Just so, with Cayuse. I've learned the hard way that too many of their spendy wines don't perform well on the resale market. I've learned that, five or six years on, they just don't perform well enough on the palate to merit their $80 or $90 price tag.

It hurts to say all that. For years I thought Washington's two best wineries--its "First Growths"--were those two. But stuff changes. This is not Old Europe. It is necessary to stay on top of "the good wineries of today."

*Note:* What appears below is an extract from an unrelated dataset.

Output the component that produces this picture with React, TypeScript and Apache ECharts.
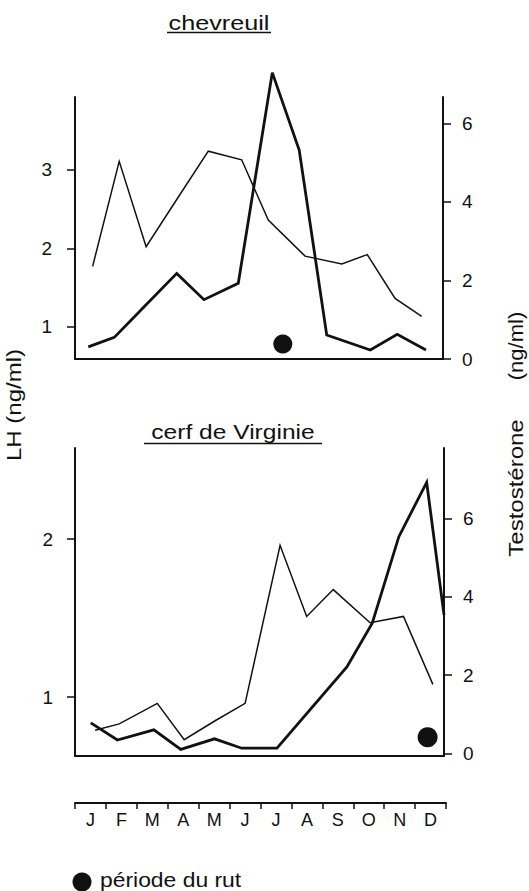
import React, { useEffect, useRef } from "react";
import * as echarts from "echarts";

// ---- data ----
const MONTHS = ["J", "F", "M", "A", "M", "J", "J", "A", "S", "O", "N", "D"];

// chevreuil (roe deer): x in months from 1 January
const LH_CHEV_X = [0.57, 1.43, 2.3, 3.3, 4.31, 5.39, 6.25, 7.44, 8.63, 9.45, 10.35, 11.21];
const LH_CHEV = [1.77, 3.11, 2.02, 2.63, 3.24, 3.13, 2.36, 1.9, 1.8, 1.92, 1.36, 1.13];
const T_CHEV_X = [0.43, 1.27, 2.26, 3.29, 4.17, 5.28, 6.38, 7.25, 8.14, 9.55, 10.42, 11.35];
const T_CHEV = [0.31, 0.55, 1.35, 2.18, 1.51, 1.93, 7.29, 5.32, 0.61, 0.23, 0.63, 0.23];
const RUT_CHEV = [6.72, 0.38];

// cerf de Virginie (white-tailed deer)
const LH_CERF_X = [0.65, 1.43, 2.66, 3.53, 4.53, 5.5, 6.63, 7.49, 8.35, 9.54, 10.62, 11.57];
const LH_CERF = [0.79, 0.83, 0.96, 0.73, 0.85, 0.96, 1.96, 1.51, 1.68, 1.47, 1.51, 1.08];
const T_CERF_X = [0.51, 1.37, 2.55, 3.42, 4.51, 5.39, 6.53, 8.79, 9.61, 10.47, 11.37, 11.93];
const T_CERF = [0.78, 0.34, 0.6, 0.1, 0.37, 0.13, 0.13, 2.21, 3.33, 5.54, 6.93, 3.54];
const RUT_CERF = [11.4, 0.41];

// tick labels
const LH_CHEV_TICKS = [1, 2, 3];
const T_CHEV_TICKS = [0, 2, 4, 6];
const LH_CERF_TICKS = [1, 2];
const T_CERF_TICKS = [0, 2, 4, 6];

const INK = "#111";
const FONT = "Liberation Sans, Arial, Helvetica, sans-serif";

const pairs = (xs: number[], ys: number[]) => xs.map((x, i) => [x, ys[i]]);

function yAxis(grid: number, pos: "left" | "right", min: number, max: number, ticks: number[], margin: number) {
  return {
    type: "value",
    gridIndex: grid,
    position: pos,
    min,
    max,
    axisLine: { show: true, lineStyle: { color: INK, width: 2 } },
    axisTick: { show: true, customValues: ticks, length: 8, lineStyle: { color: INK, width: 1.5 } },
    axisLabel: {
      show: true,
      customValues: ticks,
      margin,
      color: INK,
      fontSize: 19,
      fontFamily: FONT,
    },
    splitLine: { show: false },
  };
}

function xAxisPanel(grid: number, max: number) {
  return {
    type: "value",
    gridIndex: grid,
    min: 0,
    max,
    axisLine: { show: true, onZero: false, lineStyle: { color: INK, width: 2 } },
    axisTick: { show: false },
    axisLabel: { show: false },
    splitLine: { show: false },
  };
}

function lineSeries(name: string, xi: number, yi: number, data: number[][], width: number) {
  return {
    name,
    type: "line",
    xAxisIndex: xi,
    yAxisIndex: yi,
    data,
    symbol: "none",
    clip: false,
    lineStyle: { color: INK, width, join: "miter" },
  };
}

function label(text: string, x: number, y: number, opts: any = {}) {
  return {
    type: "text",
    x,
    y,
    rotation: opts.rotation || 0,
    scaleX: opts.scaleX || 1,
    style: {
      text,
      fontSize: opts.size || 21,
      fontFamily: FONT,
      fontWeight: "normal",
      fill: INK,
      align: opts.align || "center",
      verticalAlign: "middle",
    },
  };
}

export default function App() {
  const ref = useRef<HTMLDivElement>(null);

  useEffect(() => {
    if (!ref.current) return;
    const chart = echarts.init(ref.current, null, { renderer: "svg" });
    const option = {
      animation: false,
      backgroundColor: "#fff",
      grid: [
        { left: 75, top: 97, width: 368, height: 262 },
        { left: 75, top: 448, width: 369, height: 308 },
        { left: 75, top: 802, width: 371, height: 1 },
      ],
      xAxis: [
        xAxisPanel(0, 11.9),
        xAxisPanel(1, 11.93),
        {
          type: "category",
          gridIndex: 2,
          data: MONTHS,
          boundaryGap: true,
          axisLine: { show: true, onZero: false, lineStyle: { color: INK, width: 2 } },
          axisTick: { show: true, length: 6, lineStyle: { color: INK, width: 1.5 } },
          axisLabel: { interval: 0, margin: 8, color: INK, fontSize: 18, fontFamily: FONT },
          splitLine: { show: false },
        },
      ],
      yAxis: [
        yAxis(0, "left", 0.587, 3.932, LH_CHEV_TICKS, 23),
        yAxis(0, "right", 0, 6.67, T_CHEV_TICKS, 19),
        yAxis(1, "left", 0.627, 2.576, LH_CERF_TICKS, 22),
        yAxis(1, "right", -0.069, 7.808, T_CERF_TICKS, 19),
        { type: "value", gridIndex: 2, show: false },
      ],
      series: [
        lineSeries("LH chevreuil", 0, 0, pairs(LH_CHEV_X, LH_CHEV), 1.5),
        lineSeries("Testostérone chevreuil", 0, 1, pairs(T_CHEV_X, T_CHEV), 2.8),
        {
          name: "rut chevreuil",
          type: "scatter",
          xAxisIndex: 0,
          yAxisIndex: 1,
          data: [RUT_CHEV],
          symbol: "circle",
          symbolSize: 19,
          itemStyle: { color: INK, opacity: 1 },
        },
        lineSeries("LH cerf", 1, 2, pairs(LH_CERF_X, LH_CERF), 1.5),
        lineSeries("Testostérone cerf", 1, 3, pairs(T_CERF_X, T_CERF), 2.8),
        {
          name: "rut cerf",
          type: "scatter",
          xAxisIndex: 1,
          yAxisIndex: 3,
          data: [RUT_CERF],
          symbol: "circle",
          symbolSize: 20,
          itemStyle: { color: INK, opacity: 1 },
        },
      ],
      graphic: [
        label("chevreuil", 219, 23, { scaleX: 1.2 }),
        { type: "line", shape: { x1: 167, y1: 32.5, x2: 271, y2: 32.5 }, style: { stroke: INK, lineWidth: 1.5 } },
        label("cerf de Virginie", 233, 432, { scaleX: 1.17 }),
        { type: "line", shape: { x1: 144, y1: 443.5, x2: 322, y2: 443.5 }, style: { stroke: INK, lineWidth: 1.5 } },
        label("LH (ng/ml)", 14, 405, { rotation: Math.PI / 2, scaleX: 1.2, size: 20 }),
        label("Testostérone", 516, 488, { rotation: Math.PI / 2, scaleX: 1.2, size: 20 }),
        label("(ng/ml)", 516, 346, { rotation: Math.PI / 2, scaleX: 1.1, size: 20 }),
        { type: "circle", shape: { cx: 82, cy: 882, r: 9.5 }, style: { fill: INK } },
        label("période du rut", 100, 880, { scaleX: 1.09, align: "left" }),
      ],
    };
    chart.setOption(option as any);
    return () => chart.dispose();
  }, []);

  return (
    <div
      ref={ref}
      style={{ position: "fixed", left: 0, top: 0, width: 529, height: 891, background: "#fff" }}
    />
  );
}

Tonight, we dined at the The Hammond in Camas WA, and opened our 2014 God Only Knows Grenache. It's retailing for $150 now, and got 97 points from Robert Parker. It should've been mind-blowing, but it was undrinkable. Not flawed, but just a bad wine. Both of us thought there wasn't enough fruit evident, and the wine was thin, and the finish was bitter. That bitter finish was the death knell for me, so we defaulted to our backup bottle: 2013 Foundry Malbec, which was "very good-but-not-great."

Last night, we took a 2013 Cayuse Armada Syrah to Elements in downtown Vancouver, and we made ourselves drink it, but didn't enjoy it. It also was thin and had a bitter finish. Not a very good wine. Yes, there was some bull's blood in it, and if you strained really hard, you might imagine some blueberry, but it just wasn't good or interesting. And yet Robert Parker gave it 98 points (!) and it's retailing now for $150.

When I can get much more enjoyment from a $20 or $40 bottle made elsewhere, why wouldn't I? What a disappointment.

So, who will be the next fleeting "First Growth" from Washington? I say that Cayuse and K Vintners are no longer First Growths. Maybe Thirds, if they are lucky.